Given exercise: Present the following data again exactly as it is shown.

## Begin Dataset extract

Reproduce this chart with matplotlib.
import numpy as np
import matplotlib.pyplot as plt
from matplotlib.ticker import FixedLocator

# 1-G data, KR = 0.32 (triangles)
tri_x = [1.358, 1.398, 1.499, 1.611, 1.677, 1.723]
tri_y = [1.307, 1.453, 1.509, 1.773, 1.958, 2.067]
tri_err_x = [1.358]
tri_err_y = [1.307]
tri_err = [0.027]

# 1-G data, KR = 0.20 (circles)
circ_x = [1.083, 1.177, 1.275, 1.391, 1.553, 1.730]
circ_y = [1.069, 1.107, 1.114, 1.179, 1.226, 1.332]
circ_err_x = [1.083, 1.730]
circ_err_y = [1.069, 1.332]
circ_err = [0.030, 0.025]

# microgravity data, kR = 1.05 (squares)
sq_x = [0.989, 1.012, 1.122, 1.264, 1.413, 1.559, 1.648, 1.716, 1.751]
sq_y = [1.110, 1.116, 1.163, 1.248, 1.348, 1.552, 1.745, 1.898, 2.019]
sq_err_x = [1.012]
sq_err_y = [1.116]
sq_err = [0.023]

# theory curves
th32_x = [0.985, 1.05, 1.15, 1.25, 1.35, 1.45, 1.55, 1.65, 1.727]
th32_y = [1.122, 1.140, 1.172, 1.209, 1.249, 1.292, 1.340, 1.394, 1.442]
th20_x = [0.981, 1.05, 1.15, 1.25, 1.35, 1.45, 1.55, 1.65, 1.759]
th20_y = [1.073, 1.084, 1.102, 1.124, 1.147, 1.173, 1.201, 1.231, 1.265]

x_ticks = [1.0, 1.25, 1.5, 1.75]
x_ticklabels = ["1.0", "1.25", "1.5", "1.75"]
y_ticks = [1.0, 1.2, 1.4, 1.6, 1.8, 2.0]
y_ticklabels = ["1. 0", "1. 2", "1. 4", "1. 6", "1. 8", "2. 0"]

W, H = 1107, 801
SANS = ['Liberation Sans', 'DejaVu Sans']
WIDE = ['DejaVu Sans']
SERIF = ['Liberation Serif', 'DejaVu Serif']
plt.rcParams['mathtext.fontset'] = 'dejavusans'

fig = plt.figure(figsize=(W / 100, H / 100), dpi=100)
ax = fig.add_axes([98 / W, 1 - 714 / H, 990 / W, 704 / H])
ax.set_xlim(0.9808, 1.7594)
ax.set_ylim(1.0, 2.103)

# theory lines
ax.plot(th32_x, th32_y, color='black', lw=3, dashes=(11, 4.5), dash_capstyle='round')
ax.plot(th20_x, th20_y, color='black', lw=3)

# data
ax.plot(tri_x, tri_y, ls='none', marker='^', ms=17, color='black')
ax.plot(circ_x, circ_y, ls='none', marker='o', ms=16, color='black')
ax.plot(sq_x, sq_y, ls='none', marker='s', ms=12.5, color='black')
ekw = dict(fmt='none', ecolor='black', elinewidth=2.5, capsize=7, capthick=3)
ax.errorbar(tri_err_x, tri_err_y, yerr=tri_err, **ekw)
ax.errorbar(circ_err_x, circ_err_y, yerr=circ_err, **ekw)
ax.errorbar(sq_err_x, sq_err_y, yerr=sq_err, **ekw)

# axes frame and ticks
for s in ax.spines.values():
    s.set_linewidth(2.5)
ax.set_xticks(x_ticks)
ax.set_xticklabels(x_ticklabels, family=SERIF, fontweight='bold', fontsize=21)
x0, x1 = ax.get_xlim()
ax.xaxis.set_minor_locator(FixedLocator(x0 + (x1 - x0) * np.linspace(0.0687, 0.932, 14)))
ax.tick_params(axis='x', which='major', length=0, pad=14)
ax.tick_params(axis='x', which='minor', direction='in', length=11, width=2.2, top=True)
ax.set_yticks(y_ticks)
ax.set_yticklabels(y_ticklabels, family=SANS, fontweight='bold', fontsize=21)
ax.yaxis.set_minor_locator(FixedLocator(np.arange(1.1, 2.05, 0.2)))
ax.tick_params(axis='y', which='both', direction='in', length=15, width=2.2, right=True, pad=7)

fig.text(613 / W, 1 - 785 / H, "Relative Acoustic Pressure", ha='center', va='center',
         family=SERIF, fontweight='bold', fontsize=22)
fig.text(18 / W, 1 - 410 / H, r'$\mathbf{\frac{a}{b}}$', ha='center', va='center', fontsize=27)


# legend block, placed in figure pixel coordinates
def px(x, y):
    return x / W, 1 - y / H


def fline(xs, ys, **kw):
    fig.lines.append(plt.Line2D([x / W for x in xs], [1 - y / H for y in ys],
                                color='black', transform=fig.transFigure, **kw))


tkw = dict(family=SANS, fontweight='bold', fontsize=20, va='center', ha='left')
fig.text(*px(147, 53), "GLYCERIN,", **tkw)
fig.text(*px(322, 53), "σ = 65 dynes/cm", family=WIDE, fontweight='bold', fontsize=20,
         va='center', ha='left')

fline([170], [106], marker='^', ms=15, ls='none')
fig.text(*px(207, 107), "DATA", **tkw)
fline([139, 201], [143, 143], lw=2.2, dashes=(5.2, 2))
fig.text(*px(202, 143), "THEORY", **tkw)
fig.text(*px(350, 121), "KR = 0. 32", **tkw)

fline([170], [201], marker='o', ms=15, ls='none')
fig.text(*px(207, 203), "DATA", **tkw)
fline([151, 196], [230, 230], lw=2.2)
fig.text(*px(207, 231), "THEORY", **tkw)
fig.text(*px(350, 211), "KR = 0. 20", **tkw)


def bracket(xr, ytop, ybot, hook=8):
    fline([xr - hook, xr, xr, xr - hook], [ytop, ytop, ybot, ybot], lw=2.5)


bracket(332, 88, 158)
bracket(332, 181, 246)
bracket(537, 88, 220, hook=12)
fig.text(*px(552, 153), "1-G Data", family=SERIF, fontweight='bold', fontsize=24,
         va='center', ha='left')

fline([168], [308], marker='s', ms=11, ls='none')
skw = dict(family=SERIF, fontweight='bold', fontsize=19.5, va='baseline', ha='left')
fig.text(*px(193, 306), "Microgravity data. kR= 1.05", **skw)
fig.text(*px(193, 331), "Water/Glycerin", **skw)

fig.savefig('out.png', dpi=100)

## End Dataset extract

Problem solution:
Reproduce this chart with matplotlib.
import numpy as np
import matplotlib.pyplot as plt
from matplotlib.ticker import FixedLocator

# 1-G data, KR = 0.32 (triangles)
tri_x = [1.358, 1.398, 1.499, 1.611, 1.677, 1.723]
tri_y = [1.307, 1.453, 1.509, 1.773, 1.958, 2.067]
tri_err_x = [1.358]
tri_err_y = [1.307]
tri_err = [0.027]

# 1-G data, KR = 0.20 (circles)
circ_x = [1.083, 1.177, 1.275, 1.391, 1.553, 1.730]
circ_y = [1.069, 1.107, 1.114, 1.179, 1.226, 1.332]
circ_err_x = [1.083, 1.730]
circ_err_y = [1.069, 1.332]
circ_err = [0.030, 0.025]

# microgravity data, kR = 1.05 (squares)
sq_x = [0.989, 1.012, 1.122, 1.264, 1.413, 1.559, 1.648, 1.716, 1.751]
sq_y = [1.110, 1.116, 1.163, 1.248, 1.348, 1.552, 1.745, 1.898, 2.019]
sq_err_x = [1.012]
sq_err_y = [1.116]
sq_err = [0.023]

# theory curves
th32_x = [0.985, 1.05, 1.15, 1.25, 1.35, 1.45, 1.55, 1.65, 1.727]
th32_y = [1.122, 1.140, 1.172, 1.209, 1.249, 1.292, 1.340, 1.394, 1.442]
th20_x = [0.981, 1.05, 1.15, 1.25, 1.35, 1.45, 1.55, 1.65, 1.759]
th20_y = [1.073, 1.084, 1.102, 1.124, 1.147, 1.173, 1.201, 1.231, 1.265]

x_ticks = [1.0, 1.25, 1.5, 1.75]
x_ticklabels = ["1.0", "1.25", "1.5", "1.75"]
y_ticks = [1.0, 1.2, 1.4, 1.6, 1.8, 2.0]
y_ticklabels = ["1. 0", "1. 2", "1. 4", "1. 6", "1. 8", "2. 0"]

W, H = 1107, 801
SANS = ['Liberation Sans', 'DejaVu Sans']
WIDE = ['DejaVu Sans']
SERIF = ['Liberation Serif', 'DejaVu Serif']
plt.rcParams['mathtext.fontset'] = 'dejavusans'

fig = plt.figure(figsize=(W / 100, H / 100), dpi=100)
ax = fig.add_axes([98 / W, 1 - 714 / H, 990 / W, 704 / H])
ax.set_xlim(0.9808, 1.7594)
ax.set_ylim(1.0, 2.103)

# theory lines
ax.plot(th32_x, th32_y, color='black', lw=3, dashes=(11, 4.5), dash_capstyle='round')
ax.plot(th20_x, th20_y, color='black', lw=3)

# data
ax.plot(tri_x, tri_y, ls='none', marker='^', ms=17, color='black')
ax.plot(circ_x, circ_y, ls='none', marker='o', ms=16, color='black')
ax.plot(sq_x, sq_y, ls='none', marker='s', ms=12.5, color='black')
ekw = dict(fmt='none', ecolor='black', elinewidth=2.5, capsize=7, capthick=3)
ax.errorbar(tri_err_x, tri_err_y, yerr=tri_err, **ekw)
ax.errorbar(circ_err_x, circ_err_y, yerr=circ_err, **ekw)
ax.errorbar(sq_err_x, sq_err_y, yerr=sq_err, **ekw)

# axes frame and ticks
for s in ax.spines.values():
    s.set_linewidth(2.5)
ax.set_xticks(x_ticks)
ax.set_xticklabels(x_ticklabels, family=SERIF, fontweight='bold', fontsize=21)
x0, x1 = ax.get_xlim()
ax.xaxis.set_minor_locator(FixedLocator(x0 + (x1 - x0) * np.linspace(0.0687, 0.932, 14)))
ax.tick_params(axis='x', which='major', length=0, pad=14)
ax.tick_params(axis='x', which='minor', direction='in', length=11, width=2.2, top=True)
ax.set_yticks(y_ticks)
ax.set_yticklabels(y_ticklabels, family=SANS, fontweight='bold', fontsize=21)
ax.yaxis.set_minor_locator(FixedLocator(np.arange(1.1, 2.05, 0.2)))
ax.tick_params(axis='y', which='both', direction='in', length=15, width=2.2, right=True, pad=7)

fig.text(613 / W, 1 - 785 / H, "Relative Acoustic Pressure", ha='center', va='center',
         family=SERIF, fontweight='bold', fontsize=22)
fig.text(18 / W, 1 - 410 / H, r'$\mathbf{\frac{a}{b}}$', ha='center', va='center', fontsize=27)


# legend block, placed in figure pixel coordinates
def px(x, y):
    return x / W, 1 - y / H


def fline(xs, ys, **kw):
    fig.lines.append(plt.Line2D([x / W for x in xs], [1 - y / H for y in ys],
                                color='black', transform=fig.transFigure, **kw))


tkw = dict(family=SANS, fontweight='bold', fontsize=20, va='center', ha='left')
fig.text(*px(147, 53), "GLYCERIN,", **tkw)
fig.text(*px(322, 53), "σ = 65 dynes/cm", family=WIDE, fontweight='bold', fontsize=20,
         va='center', ha='left')

fline([170], [106], marker='^', ms=15, ls='none')
fig.text(*px(207, 107), "DATA", **tkw)
fline([139, 201], [143, 143], lw=2.2, dashes=(5.2, 2))
fig.text(*px(202, 143), "THEORY", **tkw)
fig.text(*px(350, 121), "KR = 0. 32", **tkw)

fline([170], [201], marker='o', ms=15, ls='none')
fig.text(*px(207, 203), "DATA", **tkw)
fline([151, 196], [230, 230], lw=2.2)
fig.text(*px(207, 231), "THEORY", **tkw)
fig.text(*px(350, 211), "KR = 0. 20", **tkw)


def bracket(xr, ytop, ybot, hook=8):
    fline([xr - hook, xr, xr, xr - hook], [ytop, ytop, ybot, ybot], lw=2.5)


bracket(332, 88, 158)
bracket(332, 181, 246)
bracket(537, 88, 220, hook=12)
fig.text(*px(552, 153), "1-G Data", family=SERIF, fontweight='bold', fontsize=24,
         va='center', ha='left')

fline([168], [308], marker='s', ms=11, ls='none')
skw = dict(family=SERIF, fontweight='bold', fontsize=19.5, va='baseline', ha='left')
fig.text(*px(193, 306), "Microgravity data. kR= 1.05", **skw)
fig.text(*px(193, 331), "Water/Glycerin", **skw)

fig.savefig('out.png', dpi=100)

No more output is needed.